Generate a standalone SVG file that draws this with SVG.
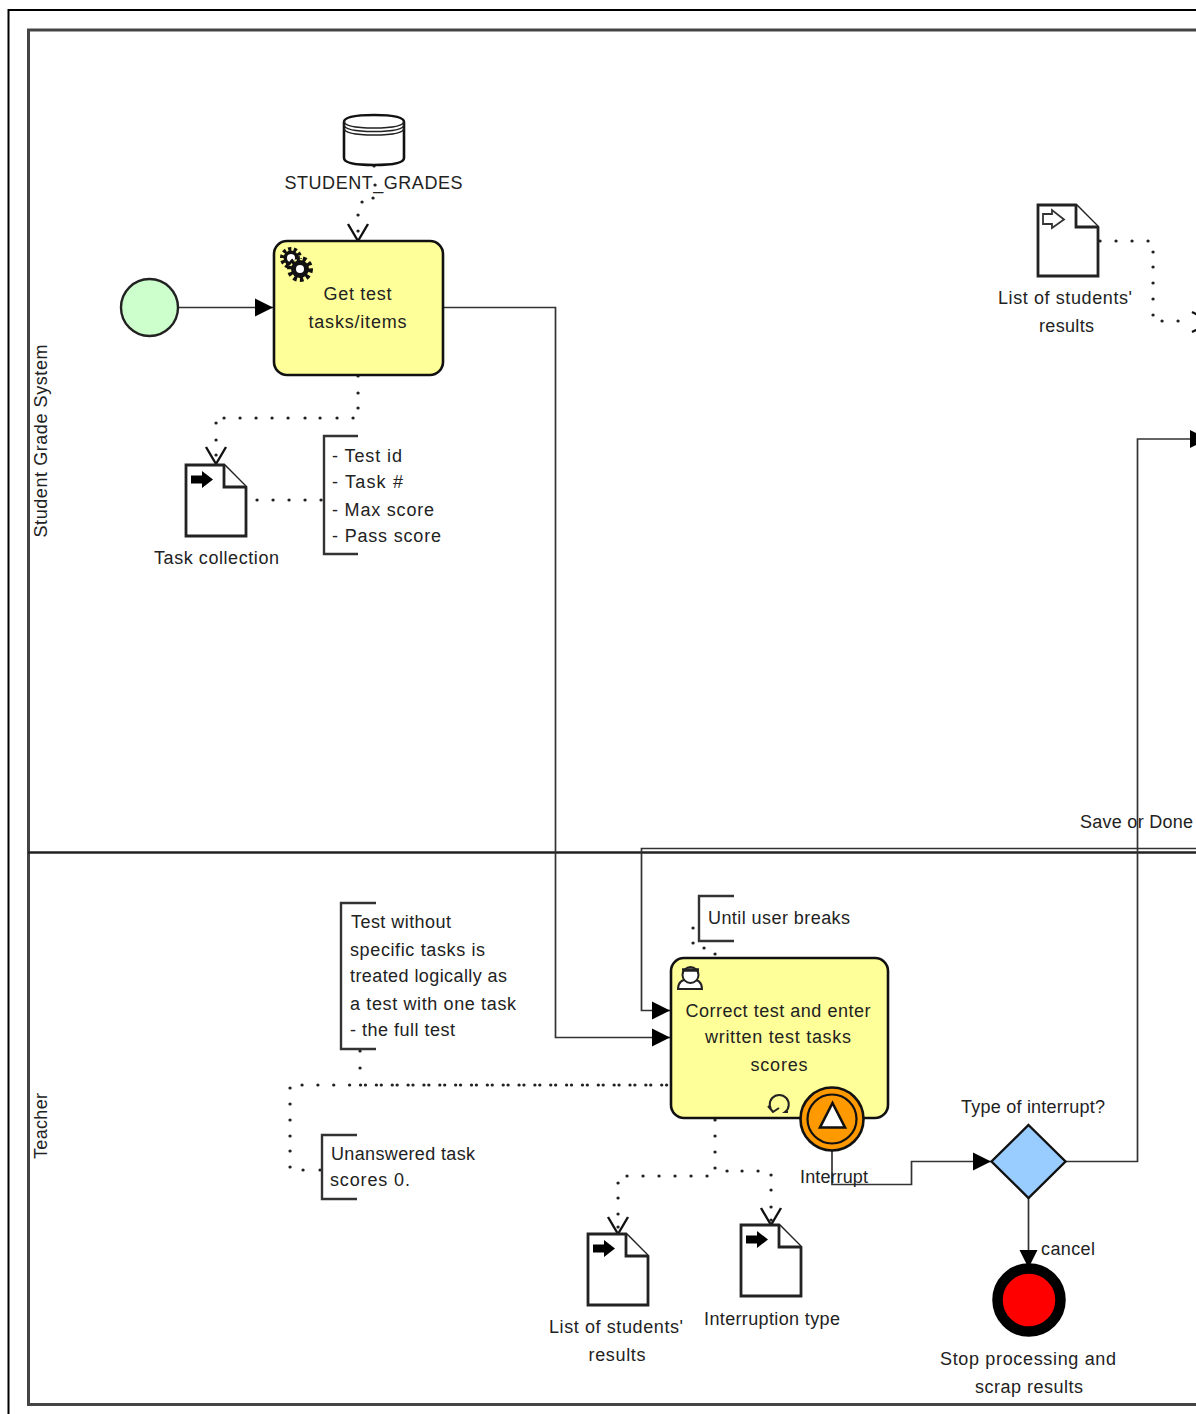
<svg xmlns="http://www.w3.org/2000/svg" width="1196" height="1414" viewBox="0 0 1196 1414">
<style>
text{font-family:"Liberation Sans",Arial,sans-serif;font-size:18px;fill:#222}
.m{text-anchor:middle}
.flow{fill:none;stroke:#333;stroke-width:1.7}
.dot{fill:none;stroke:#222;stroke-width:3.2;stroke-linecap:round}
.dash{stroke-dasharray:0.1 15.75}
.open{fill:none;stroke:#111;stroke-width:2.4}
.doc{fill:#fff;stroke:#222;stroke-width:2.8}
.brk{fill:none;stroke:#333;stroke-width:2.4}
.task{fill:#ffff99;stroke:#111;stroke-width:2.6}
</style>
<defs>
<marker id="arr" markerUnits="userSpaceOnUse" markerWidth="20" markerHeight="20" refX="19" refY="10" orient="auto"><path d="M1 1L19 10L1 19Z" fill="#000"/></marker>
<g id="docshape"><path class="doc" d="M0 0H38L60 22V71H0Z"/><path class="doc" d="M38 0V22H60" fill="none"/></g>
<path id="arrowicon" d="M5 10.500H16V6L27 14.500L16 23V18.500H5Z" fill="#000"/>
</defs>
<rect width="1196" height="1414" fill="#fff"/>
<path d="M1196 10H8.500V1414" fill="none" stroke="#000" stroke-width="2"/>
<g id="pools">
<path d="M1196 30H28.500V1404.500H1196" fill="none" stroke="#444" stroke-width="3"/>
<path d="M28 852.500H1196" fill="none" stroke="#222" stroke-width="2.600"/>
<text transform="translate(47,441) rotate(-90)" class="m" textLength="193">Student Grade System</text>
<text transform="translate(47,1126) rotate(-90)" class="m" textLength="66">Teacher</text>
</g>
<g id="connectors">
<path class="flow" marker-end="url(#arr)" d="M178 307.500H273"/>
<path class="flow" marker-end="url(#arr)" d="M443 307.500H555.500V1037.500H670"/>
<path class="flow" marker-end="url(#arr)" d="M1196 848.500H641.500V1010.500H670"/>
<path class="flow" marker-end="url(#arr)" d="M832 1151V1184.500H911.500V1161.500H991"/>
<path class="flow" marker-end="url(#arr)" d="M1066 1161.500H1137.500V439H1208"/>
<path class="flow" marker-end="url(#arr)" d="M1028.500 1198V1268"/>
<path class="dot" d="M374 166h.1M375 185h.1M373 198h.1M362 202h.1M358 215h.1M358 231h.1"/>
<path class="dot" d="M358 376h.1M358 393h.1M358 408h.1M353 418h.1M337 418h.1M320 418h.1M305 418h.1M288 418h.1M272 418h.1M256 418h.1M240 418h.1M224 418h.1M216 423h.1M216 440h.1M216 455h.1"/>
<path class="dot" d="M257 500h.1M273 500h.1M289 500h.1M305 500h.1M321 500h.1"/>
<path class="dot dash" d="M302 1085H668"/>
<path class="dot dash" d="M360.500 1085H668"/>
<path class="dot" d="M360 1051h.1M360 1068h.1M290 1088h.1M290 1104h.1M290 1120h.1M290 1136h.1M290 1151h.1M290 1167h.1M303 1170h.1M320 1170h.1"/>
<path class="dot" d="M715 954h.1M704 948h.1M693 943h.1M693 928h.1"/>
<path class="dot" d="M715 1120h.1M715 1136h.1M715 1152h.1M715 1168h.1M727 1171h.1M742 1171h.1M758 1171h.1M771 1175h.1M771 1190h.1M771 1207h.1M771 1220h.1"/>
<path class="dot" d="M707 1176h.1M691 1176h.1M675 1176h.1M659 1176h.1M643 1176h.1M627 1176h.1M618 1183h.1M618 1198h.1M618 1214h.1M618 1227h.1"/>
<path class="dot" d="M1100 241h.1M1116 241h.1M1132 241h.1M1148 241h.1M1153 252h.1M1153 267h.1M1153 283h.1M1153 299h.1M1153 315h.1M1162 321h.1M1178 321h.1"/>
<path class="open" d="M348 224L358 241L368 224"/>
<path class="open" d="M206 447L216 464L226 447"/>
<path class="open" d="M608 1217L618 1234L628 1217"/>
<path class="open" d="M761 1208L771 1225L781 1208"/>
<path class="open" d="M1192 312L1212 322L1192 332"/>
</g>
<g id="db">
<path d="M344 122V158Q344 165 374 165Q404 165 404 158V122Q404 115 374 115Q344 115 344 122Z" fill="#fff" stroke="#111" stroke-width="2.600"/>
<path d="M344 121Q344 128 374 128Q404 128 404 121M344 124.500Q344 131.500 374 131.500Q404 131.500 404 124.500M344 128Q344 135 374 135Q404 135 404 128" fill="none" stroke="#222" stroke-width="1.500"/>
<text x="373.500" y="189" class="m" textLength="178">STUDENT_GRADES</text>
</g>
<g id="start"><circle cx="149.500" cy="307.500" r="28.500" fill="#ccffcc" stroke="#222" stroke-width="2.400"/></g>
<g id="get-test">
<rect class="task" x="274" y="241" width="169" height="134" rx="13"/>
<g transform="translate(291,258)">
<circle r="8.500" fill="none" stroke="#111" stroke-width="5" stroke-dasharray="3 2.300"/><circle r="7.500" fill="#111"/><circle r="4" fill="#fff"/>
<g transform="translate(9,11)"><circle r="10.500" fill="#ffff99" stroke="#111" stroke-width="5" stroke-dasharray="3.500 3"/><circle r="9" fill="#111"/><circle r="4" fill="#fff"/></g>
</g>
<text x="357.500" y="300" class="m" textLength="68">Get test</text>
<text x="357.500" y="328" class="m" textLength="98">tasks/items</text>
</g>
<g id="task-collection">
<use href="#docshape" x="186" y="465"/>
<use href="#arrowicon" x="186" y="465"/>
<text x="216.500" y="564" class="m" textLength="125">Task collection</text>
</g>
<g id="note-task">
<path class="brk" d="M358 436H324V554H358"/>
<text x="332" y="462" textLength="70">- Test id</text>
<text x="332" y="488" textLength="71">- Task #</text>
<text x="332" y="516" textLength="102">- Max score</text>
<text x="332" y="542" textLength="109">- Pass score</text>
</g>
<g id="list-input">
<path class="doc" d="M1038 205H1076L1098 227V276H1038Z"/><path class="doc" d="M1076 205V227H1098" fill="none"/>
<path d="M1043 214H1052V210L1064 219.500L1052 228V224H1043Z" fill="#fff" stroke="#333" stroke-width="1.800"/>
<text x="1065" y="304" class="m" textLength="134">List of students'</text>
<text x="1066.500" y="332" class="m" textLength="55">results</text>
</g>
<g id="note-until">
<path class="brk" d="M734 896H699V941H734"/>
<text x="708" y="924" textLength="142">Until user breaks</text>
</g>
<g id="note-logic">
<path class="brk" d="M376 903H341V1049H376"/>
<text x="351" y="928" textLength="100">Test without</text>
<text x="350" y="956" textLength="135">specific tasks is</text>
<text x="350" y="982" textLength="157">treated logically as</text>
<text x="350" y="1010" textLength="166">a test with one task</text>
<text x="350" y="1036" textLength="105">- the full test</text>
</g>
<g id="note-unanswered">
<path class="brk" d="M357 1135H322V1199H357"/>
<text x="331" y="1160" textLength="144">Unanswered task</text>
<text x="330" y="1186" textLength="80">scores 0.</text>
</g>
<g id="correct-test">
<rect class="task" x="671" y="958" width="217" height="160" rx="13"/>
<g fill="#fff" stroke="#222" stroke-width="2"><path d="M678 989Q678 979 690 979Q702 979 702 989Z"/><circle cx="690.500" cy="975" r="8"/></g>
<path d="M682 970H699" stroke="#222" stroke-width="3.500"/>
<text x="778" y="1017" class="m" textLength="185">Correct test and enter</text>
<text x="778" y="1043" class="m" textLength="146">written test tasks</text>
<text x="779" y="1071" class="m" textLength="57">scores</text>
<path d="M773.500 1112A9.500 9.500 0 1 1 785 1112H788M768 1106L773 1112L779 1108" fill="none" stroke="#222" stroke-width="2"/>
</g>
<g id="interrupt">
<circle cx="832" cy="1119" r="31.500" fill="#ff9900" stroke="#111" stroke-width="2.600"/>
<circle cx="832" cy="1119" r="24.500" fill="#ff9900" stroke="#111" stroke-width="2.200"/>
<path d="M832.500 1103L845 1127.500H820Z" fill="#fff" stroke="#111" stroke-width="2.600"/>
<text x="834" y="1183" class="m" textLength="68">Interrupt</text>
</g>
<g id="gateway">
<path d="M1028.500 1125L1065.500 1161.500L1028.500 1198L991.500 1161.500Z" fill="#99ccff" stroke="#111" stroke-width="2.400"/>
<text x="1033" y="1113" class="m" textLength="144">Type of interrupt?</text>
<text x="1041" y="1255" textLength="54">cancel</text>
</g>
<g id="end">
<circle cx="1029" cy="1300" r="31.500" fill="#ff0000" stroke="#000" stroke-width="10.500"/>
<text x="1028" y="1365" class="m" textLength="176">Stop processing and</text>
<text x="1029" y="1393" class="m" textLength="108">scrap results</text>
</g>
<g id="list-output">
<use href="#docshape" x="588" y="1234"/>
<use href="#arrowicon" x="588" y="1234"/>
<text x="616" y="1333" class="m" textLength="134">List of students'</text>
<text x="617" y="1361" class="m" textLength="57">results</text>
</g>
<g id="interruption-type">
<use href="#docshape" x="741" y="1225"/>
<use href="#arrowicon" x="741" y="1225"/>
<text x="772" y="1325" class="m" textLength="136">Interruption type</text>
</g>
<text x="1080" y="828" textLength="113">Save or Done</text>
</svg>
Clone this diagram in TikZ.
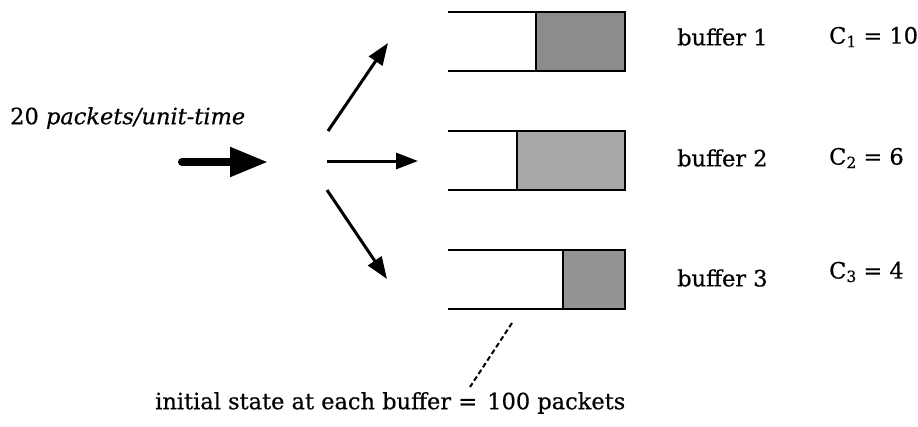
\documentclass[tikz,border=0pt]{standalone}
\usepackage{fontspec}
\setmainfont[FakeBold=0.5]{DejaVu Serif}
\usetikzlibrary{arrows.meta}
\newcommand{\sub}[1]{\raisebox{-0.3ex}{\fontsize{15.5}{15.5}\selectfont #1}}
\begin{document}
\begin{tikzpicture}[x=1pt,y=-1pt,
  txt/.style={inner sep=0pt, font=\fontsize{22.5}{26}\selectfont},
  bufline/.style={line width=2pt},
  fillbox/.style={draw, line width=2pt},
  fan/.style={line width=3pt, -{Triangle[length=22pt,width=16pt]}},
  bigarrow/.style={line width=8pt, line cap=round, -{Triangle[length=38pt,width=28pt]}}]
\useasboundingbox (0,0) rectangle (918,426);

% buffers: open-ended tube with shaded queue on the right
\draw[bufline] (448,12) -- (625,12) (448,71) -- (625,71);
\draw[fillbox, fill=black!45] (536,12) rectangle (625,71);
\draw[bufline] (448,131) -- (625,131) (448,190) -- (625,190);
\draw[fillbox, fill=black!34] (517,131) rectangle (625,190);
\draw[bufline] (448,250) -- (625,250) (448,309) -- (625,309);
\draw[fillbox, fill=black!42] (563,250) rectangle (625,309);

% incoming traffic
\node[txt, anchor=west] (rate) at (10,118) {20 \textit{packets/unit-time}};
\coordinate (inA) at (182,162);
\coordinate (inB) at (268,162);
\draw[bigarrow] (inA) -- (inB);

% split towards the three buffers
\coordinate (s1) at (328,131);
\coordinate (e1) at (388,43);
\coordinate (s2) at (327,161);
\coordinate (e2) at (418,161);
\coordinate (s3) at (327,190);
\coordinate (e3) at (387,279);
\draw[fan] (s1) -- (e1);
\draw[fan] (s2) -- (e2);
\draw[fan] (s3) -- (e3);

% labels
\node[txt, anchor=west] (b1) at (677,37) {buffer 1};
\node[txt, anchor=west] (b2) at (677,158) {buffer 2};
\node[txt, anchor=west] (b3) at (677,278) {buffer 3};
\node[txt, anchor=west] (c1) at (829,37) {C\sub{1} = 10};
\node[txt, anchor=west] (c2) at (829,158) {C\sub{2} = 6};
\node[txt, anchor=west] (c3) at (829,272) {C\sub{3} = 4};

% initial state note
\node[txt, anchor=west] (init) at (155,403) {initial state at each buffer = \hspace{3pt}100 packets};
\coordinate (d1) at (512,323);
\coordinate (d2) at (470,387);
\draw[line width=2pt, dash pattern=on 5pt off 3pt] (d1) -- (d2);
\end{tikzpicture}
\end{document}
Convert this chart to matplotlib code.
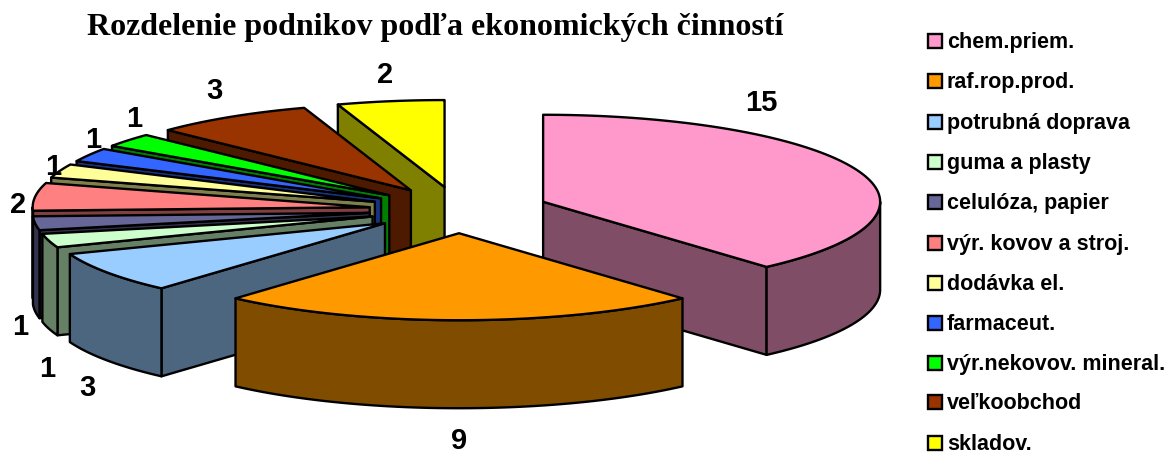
+++
▶ _Work to do_
Using the entries above, state how many lines include the word "standalone", with no other words.

▶ _Result of this exercise_
2